Thanks to support from GALA’s Outreach Fund, I was able to travel to the University of Udine to present a paper at the conference ‘Living Together on this Earth: Eco-sustainable Narratives and Environmental Concerns in English Literature/s’ (19th-21st April 2017). The paper, entitled ‘Cultures of Nature and Wellbeing: Narratives of Sustainability and Green Healthcare’, was connected to my current AHRC-funded ECR Leadership Fellowship. Oresenting at this international conference offered an invaluable opportunity to gain feedback on my research at an early stage in its development, and to build links between the Research Centre for Environmental Humanities at Bath Spa University, and our GALA partner, Università degli Studi di Udine.
The conference was a moving and engaging event, featuring poets, writers, dancers, a Maori haka, a Cheyenne sage blessing, and cutting edge ecocritical scholarship from across the world. I was grateful to learn about the sensitive work being conducted at Udine by Prof. Antonella Reim, who is an expert in building long-term collaborations with artists and scholars, particularly from global indigenous cultures and threatened language traditions. In keeping with the spirit of the GALA Outreach Fund, this conference provided an opportunity to establish relationships with scholars working in the environmental humanities internationally, and also meet writers, dancers, musicians and artists, with the potential of forming future research partnerships.
My travel to Udine was unusual, as I made the trip from London to Italy, via France, entirely by train. I felt this was the most appropriate form of travel, as the conference addressed sustainability and the contribution that literary scholars can make to public understandings of environmental crisis. Increasingly, environmental humanities scholars are becoming aware of the need to be environmentally conscous in practice, as well as in theory. It is more common for environmental humanities conferences to issue statements concerning their enviromental impact, and to strive to become carbon neutral.

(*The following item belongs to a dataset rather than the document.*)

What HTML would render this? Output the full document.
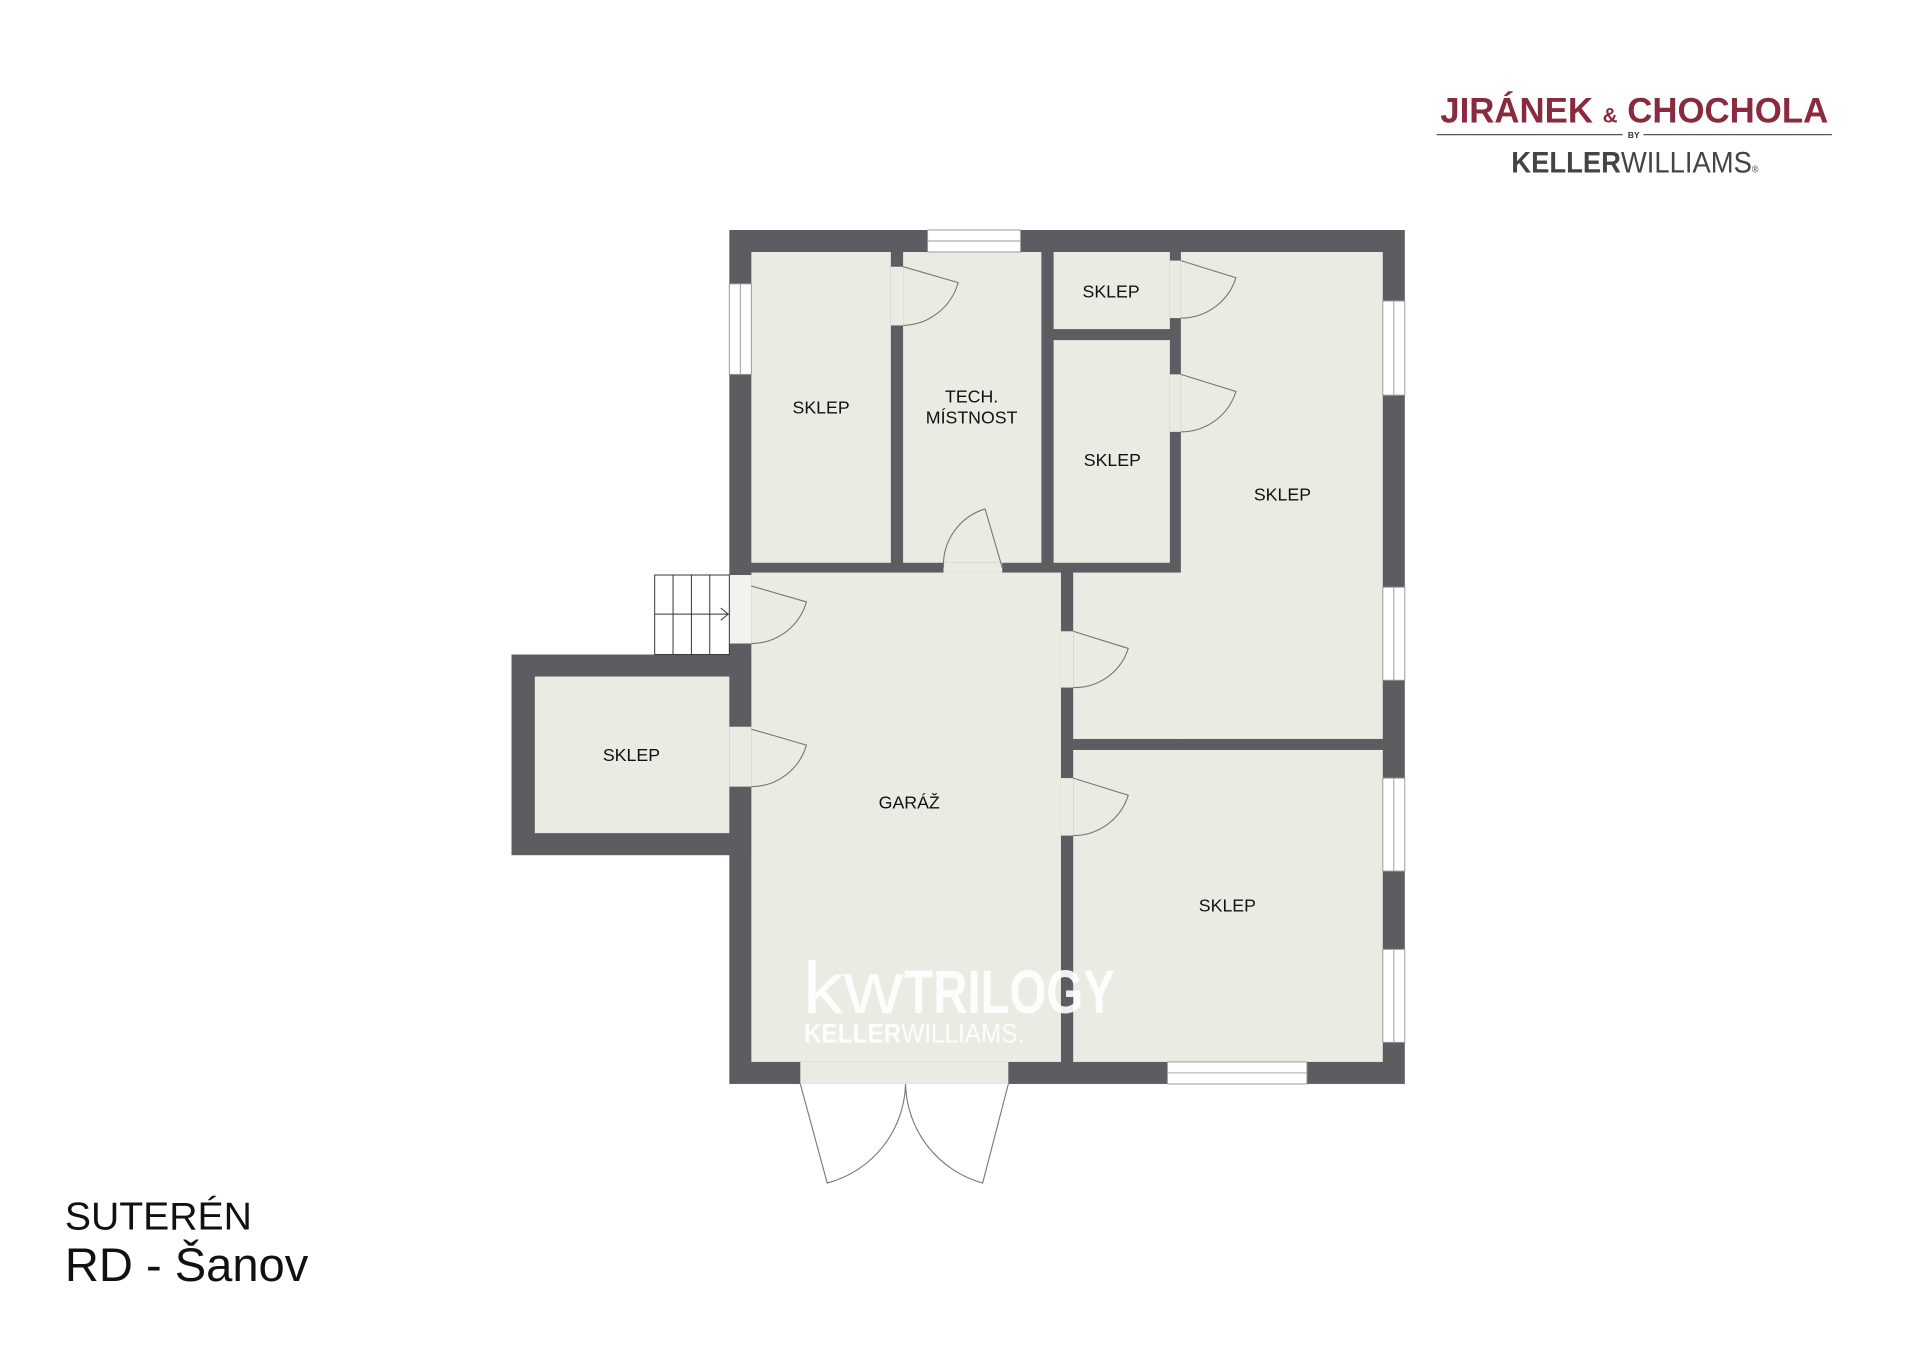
<!DOCTYPE html>
<html><head><meta charset="utf-8"><style>
html,body{margin:0;padding:0;background:#fff}
svg{display:block}
text{font-family:"Liberation Sans",sans-serif}
</style></head><body>
<svg width="1920" height="1358" viewBox="0 0 1569 1110" preserveAspectRatio="none" xmlns="http://www.w3.org/2000/svg">
<rect width="1569" height="1110" fill="#fff"/>
<g fill="#5b5d61">
<rect x="596" y="188" width="552" height="698"/>
<rect x="418" y="535" width="196" height="164"/>
</g>
<g fill="#ebebe4">
<rect x="614" y="206" width="114" height="254"/>
<rect x="738" y="206" width="113" height="254"/>
<rect x="861" y="206" width="95" height="63"/>
<rect x="861" y="278" width="95" height="182"/>
<rect x="965" y="206" width="165" height="398"/>
<rect x="877" y="468" width="90" height="136"/>
<rect x="877" y="613" width="253" height="255"/>
<rect x="614" y="468" width="253" height="400"/>
<rect x="437" y="553" width="159" height="128"/>
<rect x="728" y="218" width="10" height="48"/>
<rect x="771" y="460" width="48" height="8"/>
<rect x="956" y="213" width="9" height="47"/>
<rect x="956" y="306" width="9" height="47"/>
<rect x="867" y="516" width="10" height="46"/>
<rect x="867" y="636" width="10" height="47"/>
<rect x="596" y="594" width="18" height="49"/>
<rect x="654" y="868" width="170" height="18"/>
</g>
<rect x="596" y="470" width="18" height="56" fill="#f2f2ee"/>
<g fill="#fff" stroke="#9a9a9a" stroke-width="0.8">
<rect x="758" y="188" width="76" height="18"/><line x1="758" y1="197" x2="834" y2="197"/>
<rect x="596" y="232" width="18" height="74"/><line x1="605" y1="232" x2="605" y2="306"/>
<rect x="1130" y="246" width="18" height="77"/><line x1="1139" y1="246" x2="1139" y2="323"/>
<rect x="1130" y="480" width="18" height="76"/><line x1="1139" y1="480" x2="1139" y2="556"/>
<rect x="1130" y="636" width="18" height="76"/><line x1="1139" y1="636" x2="1139" y2="712"/>
<rect x="1130" y="776" width="18" height="76"/><line x1="1139" y1="776" x2="1139" y2="852"/>
<rect x="954" y="868" width="114" height="18"/><line x1="954" y1="877" x2="1068" y2="877"/>
</g>
<g fill="#fff" stroke="#333" stroke-width="0.8">
<rect x="535" y="470" width="61" height="65"/>
<line x1="535" y1="502" x2="596" y2="502"/>
<line x1="550" y1="470" x2="550" y2="535"/>
<line x1="565" y1="470" x2="565" y2="535"/>
<line x1="580" y1="470" x2="580" y2="535"/>
<path d="M589 497 L595 502 L589 507" fill="none"/>
</g>
<g fill="none" stroke="#777" stroke-width="0.9">
<path d="M738 218 L783 231 A48 48 0 0 1 738 266"/>
<path d="M819 464 L805 416 A48 48 0 0 0 771 464"/>
<path d="M965 213 L1010 227 A47 47 0 0 1 965 260"/>
<path d="M965 306 L1010 320 A47 47 0 0 1 965 353"/>
<path d="M877 516 L922 530 A46 46 0 0 1 877 562"/>
<path d="M877 636 L922 650 A47 47 0 0 1 877 683"/>
<path d="M614 479 L659 492 A47 47 0 0 1 614 526"/>
<path d="M614 596 L659 609 A47 47 0 0 1 614 643"/>
<path d="M654 886 L676 967 A86 86 0 0 0 740 886"/>
<path d="M824 886 L803 967 A86 86 0 0 1 740 886"/>
</g>
<g font-size="14.5" fill="#111" text-anchor="middle">
<text x="671" y="338">SKLEP</text>
<text x="794" y="329">TECH.</text>
<text x="794" y="346">MÍSTNOST</text>
<text x="908" y="243">SKLEP</text>
<text x="909" y="381">SKLEP</text>
<text x="1048" y="409">SKLEP</text>
<text x="516" y="622">SKLEP</text>
<text x="743" y="661">GARÁŽ</text>
<text x="1003" y="745">SKLEP</text>
</g>
<g fill="#fff" opacity="0.9">
<text x="656" y="828" font-size="60" textLength="82" lengthAdjust="spacingAndGlyphs">kw</text>
<text x="739" y="828" font-size="50" font-weight="bold" textLength="172" lengthAdjust="spacingAndGlyphs">TRILOGY</text>
<text x="657" y="852" font-size="22" textLength="180" lengthAdjust="spacingAndGlyphs"><tspan font-weight="bold">KELLER</tspan>WILLIAMS.</text>
</g>
<text x="1177" y="100" font-size="28.7" font-weight="bold" fill="#8a2a3f" textLength="317" lengthAdjust="spacingAndGlyphs">JIRÁNEK <tspan font-size="17">&amp;</tspan> CHOCHOLA</text>
<line x1="1174" y1="110" x2="1326" y2="110" stroke="#555" stroke-width="1"/>
<line x1="1343" y1="110" x2="1497" y2="110" stroke="#555" stroke-width="1"/>
<text x="1335" y="113" font-size="7" font-weight="bold" fill="#333" text-anchor="middle">BY</text>
<text x="1235" y="141" font-size="24.5" fill="#444" textLength="202" lengthAdjust="spacingAndGlyphs"><tspan font-weight="bold">KELLER</tspan>WILLIAMS<tspan font-size="8">®</tspan></text>
<text x="53" y="1005" font-size="32" fill="#111">SUTERÉN</text>
<text x="53" y="1047" font-size="38.5" fill="#111">RD - Šanov</text>
</svg>
</body></html>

Making the journey to Udine by train is, in carbon terms, more sustainable than flying. However, it raises questions about other forms of sustainability. Economic and environmental considerations are often in conflict, as decisions which are economically rational are frequently environmentally disasterous. At a moment when HE funding is a pressing and controversial issue, pursuing environmentally rational decisions within modern universities has come to seem a privilege and a luxury, forcing environmentally conscious scholars into contradictory positions. A long train journey across Europe also allowed me to reflect on the question of building sustainability into research, and also on another precious resource—time. Academic workloads are under increasing scrutiny, and yet the face-paced nature of the sector has also given rise to the ‘slow scholarship’ movement, which challenges precarity and target-incentives of modern universities, and instead celebrates rumination, deliberation and slow and careful thought. I aim to write a longer reflective piece on this experience soon, so am grateful to GALA for supporting this project.